The French silent science fiction comedy Paris Asleep by René Clair is about a scientist who invents a time-freezing machine that sends out a ray making people caught in its beam fall asleep. For four days he brings Paris to a standstill and everyone – except the watchman of the Eiffel tower and five people in a plane, above the ray’s reach – are frozen into immobility.

Above: a man steals the necklace from a sleeping woman.

Paris Asleep is an experiment with stillness and a display of how the manipulation of movement can affect the characters of the film. By experimenting with film speeds, directions and shots, Clair also experiments with the concept of time and a filmmaker’s ability to manipulate time and stop time all together. The experiments with stillness begin when the watchman wakes up, looks down from the Eiffel Tower and we see a still image of Paris. He immediately notices that something is wrong as the city seems unusual without the movement of cars and people. Then, he looks at his watch, which has been halted during the night – suggesting that the common metric to organise everyone’s life has been removed. Next, we see the watchman walking around the empty streets of Paris, discovering that everyone else is completely immobilised. The arrest of time and suspension of characters seems comical, but also invokes a frightening feeling that they could be stuck in the instant of time forever.

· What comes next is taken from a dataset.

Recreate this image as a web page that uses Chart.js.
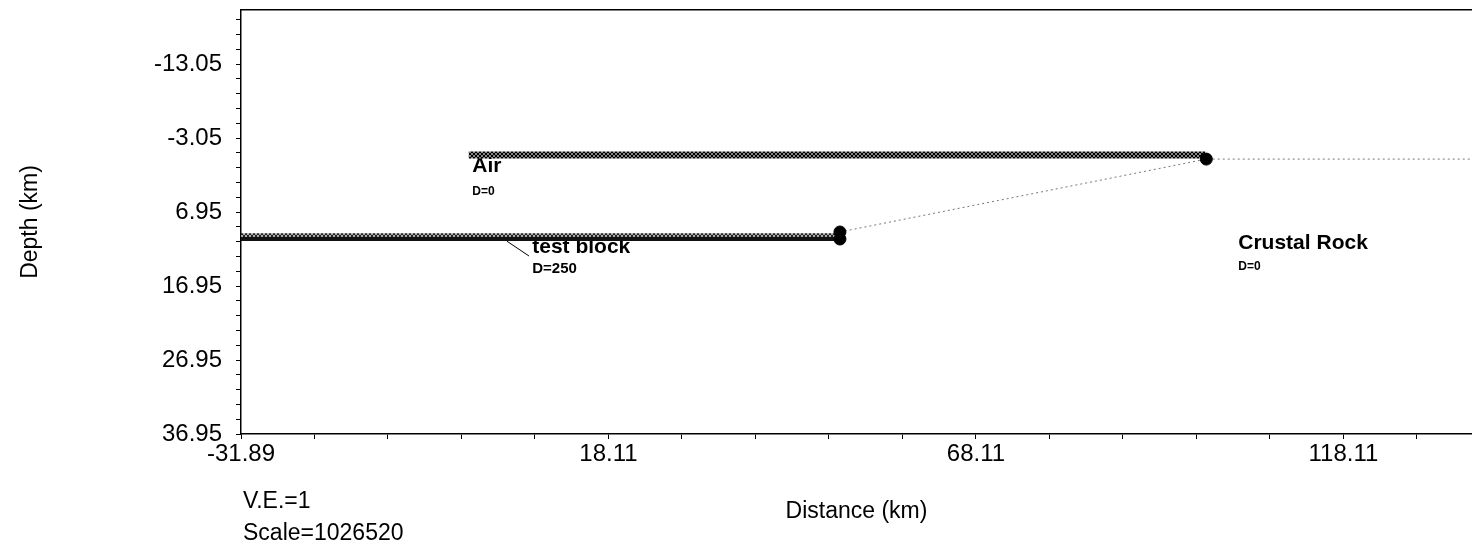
<!DOCTYPE html>
<html>
<head>
<meta charset="utf-8">
<script src="https://cdn.jsdelivr.net/npm/chart.js@4.4.1/dist/chart.umd.min.js"></script>
<style>
  html, body { margin: 0; padding: 0; background: #fff; }
  #wrap { width: 1472px; height: 546px; }
</style>
</head>
<body>
<div id="wrap"><canvas id="model" width="1472" height="546"></canvas></div>
<script>
// Axis ranges and labelled ticks (km)
const xRange = [-31.89, 135.6];
const yRange = [-20.35, 36.95];
const xTickLabels = [-31.89, 18.11, 68.11, 118.11];
const yTickLabels = [-13.05, -3.05, 6.95, 16.95, 26.95, 36.95];

// Body boundaries (distance km, depth km)
const airX = [-0.9, 99.3];
const airDepth = [-0.75, -0.75];
const blockX = [-31.89, 49.6];
const blockTopDepth = [10.1, 10.1];
const blockBaseDepth = [10.6, 10.6];
const linkX = [49.6, 99.45, 135.6];
const linkDepth = [9.65, -0.2, -0.2];
const nodeX = [49.6, 49.6, 99.45];
const nodeDepth = [9.65, 10.6, -0.2];
const leaderX = [4.3, 7.3];
const leaderDepth = [10.9, 12.9];

// Region labels
const regionNames = ['Air', 'test block', 'Crustal Rock'];
const regionDensity = ['D=0', 'D=250', 'D=0'];
const regionX = [-0.42, 7.74, 103.8];
const regionDepth = [1.54, 12.49, 11.95];
const densityDepth = [4.65, 15.19, 14.79];

const notes = ['V.E.=1', 'Scale=1026520'];

const FONT = '"Liberation Sans", Arial, Helvetica, sans-serif';

const pts = (xs, ys) => xs.map((x, i) => ({ x: x, y: ys[i] }));

// crosshatch fill used for the boundary bands
function hatch(ink, paper) {
    const c = document.createElement('canvas');
    c.width = 4; c.height = 4;
    const g = c.getContext('2d');
    g.fillStyle = paper;
    g.fillRect(0, 0, 4, 4);
    g.fillStyle = ink;
    [[0, 0], [1, 1], [2, 2], [3, 3], [3, 0], [2, 1], [1, 2], [0, 3]].forEach(p => g.fillRect(p[0], p[1], 1, 1));
    return g.createPattern(c, 'repeat');
}

const isMajor = (list, v) => list.some(m => Math.abs(m - v) < 1e-6);

const labelsPlugin = {
    id: 'regionLabels',
    beforeDatasetsDraw(chart) {
        const { ctx, scales } = chart;
        const dSizes = [12, 15, 12];
        ctx.save();
        ctx.fillStyle = '#000';
        ctx.textAlign = 'left';
        ctx.textBaseline = 'alphabetic';
        regionNames.forEach((name, i) => {
            const px = scales.x.getPixelForValue(regionX[i]);
            ctx.font = 'bold 21px ' + FONT;
            ctx.fillText(name, px, scales.y.getPixelForValue(regionDepth[i]));
            ctx.font = 'bold ' + dSizes[i] + 'px ' + FONT;
            ctx.fillText(regionDensity[i], px, scales.y.getPixelForValue(densityDepth[i]));
        });
        ctx.restore();
    },
    afterDraw(chart) {
        const { ctx, chartArea } = chart;
        ctx.save();
        ctx.fillStyle = '#000';
        ctx.font = '23px ' + FONT;
        ctx.textAlign = 'left';
        ctx.fillText(notes[0], chartArea.left + 2, 508);
        ctx.fillText(notes[1], chartArea.left + 2, 540);
        ctx.restore();
    }
};

const line = (data, color, width, extra) => Object.assign({
    data: data,
    showLine: true,
    borderColor: color,
    borderWidth: width,
    pointRadius: 0,
    fill: false
}, extra || {});

new Chart(document.getElementById('model'), {
    type: 'scatter',
    data: {
        datasets: [
            {
                data: pts(nodeX, nodeDepth),
                showLine: false,
                pointRadius: 6,
                backgroundColor: '#000',
                borderColor: '#000'
            },
            line(pts(leaderX, leaderDepth), '#000', 1),
            line(pts(airX, airDepth), hatch('#000', '#888'), 7),
            line(pts(blockX, blockBaseDepth), '#111', 4),
            line(pts(blockX, blockTopDepth), hatch('#222', '#aaa'), 4),
            line(pts(linkX, linkDepth), '#777', 1, { borderDash: [2, 3] })
        ]
    },
    options: {
        responsive: false,
        animation: false,
        devicePixelRatio: 1,
        layout: { autoPadding: false, padding: { top: 10, left: 0, right: 0, bottom: 0 } },
        plugins: {
            legend: { display: false },
            tooltip: { enabled: false }
        },
        scales: {
            x: {
                type: 'linear',
                position: 'bottom',
                min: xRange[0],
                max: xRange[1],
                afterBuildTicks: s => {
                    const t = [];
                    for (let v = xRange[0]; v <= xRange[1] + 1e-6; v += 10) t.push({ value: +v.toFixed(2) });
                    s.ticks = t;
                },
                afterFit: s => {
                    s.height = 112;
                    s.paddingLeft = 0;
                    s.paddingRight = 0;
                },
                ticks: {
                    autoSkip: false,
                    maxRotation: 0,
                    padding: 1,
                    color: '#000',
                    font: { family: FONT, size: 24 },
                    callback: v => isMajor(xTickLabels, v) ? v.toFixed(2) : ''
                },
                grid: { drawOnChartArea: false, tickLength: 5, color: '#000', lineWidth: 1 },
                border: { display: true, color: '#000', width: 1.5 },
                title: {
                    display: true,
                    text: 'Distance (km)',
                    color: '#000',
                    font: { family: FONT, size: 23 },
                    padding: { top: 0, bottom: 21 }
                }
            },
            xTop: {
                type: 'linear',
                position: 'top',
                min: xRange[0],
                max: xRange[1],
                afterFit: s => {
                    s.height = 0;
                    s.paddingLeft = 0;
                    s.paddingRight = 0;
                },
                ticks: { display: false },
                grid: { drawOnChartArea: false, drawTicks: false },
                border: { display: true, color: '#000', width: 1.5 }
            },
            y: {
                type: 'linear',
                reverse: true,
                min: yRange[0],
                max: yRange[1],
                afterBuildTicks: s => {
                    const t = [];
                    for (let v = yTickLabels[0]; v >= yRange[0] - 1e-6; v -= 2) t.push({ value: +v.toFixed(2) });
                    for (let v = yTickLabels[0] + 2; v <= yRange[1] + 1e-6; v += 2) t.push({ value: +v.toFixed(2) });
                    s.ticks = t.sort((a, b) => a.value - b.value);
                },
                afterFit: s => {
                    s.width = 241;
                    s.paddingTop = 0;
                    s.paddingBottom = 0;
                },
                ticks: {
                    autoSkip: false,
                    padding: 14,
                    color: '#000',
                    font: { family: FONT, size: 24 },
                    callback: v => isMajor(yTickLabels, v) ? v.toFixed(2) : ''
                },
                grid: { drawOnChartArea: false, tickLength: 5, color: '#000', lineWidth: 1 },
                border: { display: true, color: '#000', width: 1.5 },
                title: {
                    display: true,
                    text: 'Depth (km)',
                    color: '#000',
                    font: { family: FONT, size: 23 },
                    padding: { top: 17, bottom: 0 }
                }
            }
        }
    },
    plugins: [labelsPlugin]
});
</script>
</body>
</html>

Above: The watchman is looking down upon a Paris asleep.

Above: all the watches have come to a halt.

He meets the other unaffected people from the airplane, and they immediately start taking advantage of their sudden freedoms; indulging in good food, driving in the “frozen” people’s cars and stealing their things. When boredom starts to set in, they hear a cry for help from the scientist’s niece and hurry down to help her. After convincing the scientist to make everything normal again, they quickly miss their previous freedoms. Not being able to face being poor again, they decide to turn on the ray once more. The scientist finds out, turning it off again and the police catch them while they are trying to steal more money.

When the time-freezing machine is turned on and off, Clair manipulates the direction and speed of time by using accelerated motion, slow motion and reverse motion. To make these manipulations realistic, the movement is not limited to people and we see several shots of traffic and city life edited together to create an overall image of the city. The combination of still (paused) images and moving images illustrates the transition from the still life of stopped time to the movement of normal time. In the end of the film no one believes their story about “a sleeping Paris” and they consider if it was all a dream, but after finding a diamond ring at the Eiffel tower they know it was real.

I believe, Paris Asleep is Clair’s way of playing with the magic of cinema, namely the way – especially early cinema – played with the audience by controlling the movie projector from first showing a still image to suddenly “bringing the image into life”. The people frozen by the scientists ray remind me of people in the cinema sitting still (frozen) watching the rays of the film. The filmmaker has the power to freeze people in a moment of time and to temporarily liberate them from their social classifications, to alter their relationships and to change the outcome of events. Paris Asleep turns reality inside out, making reality a dream, and dream a reality.

Above: a chase scene is paused, the theft is without consequence.

Above: a suicide is delayed, and perhaps prevented.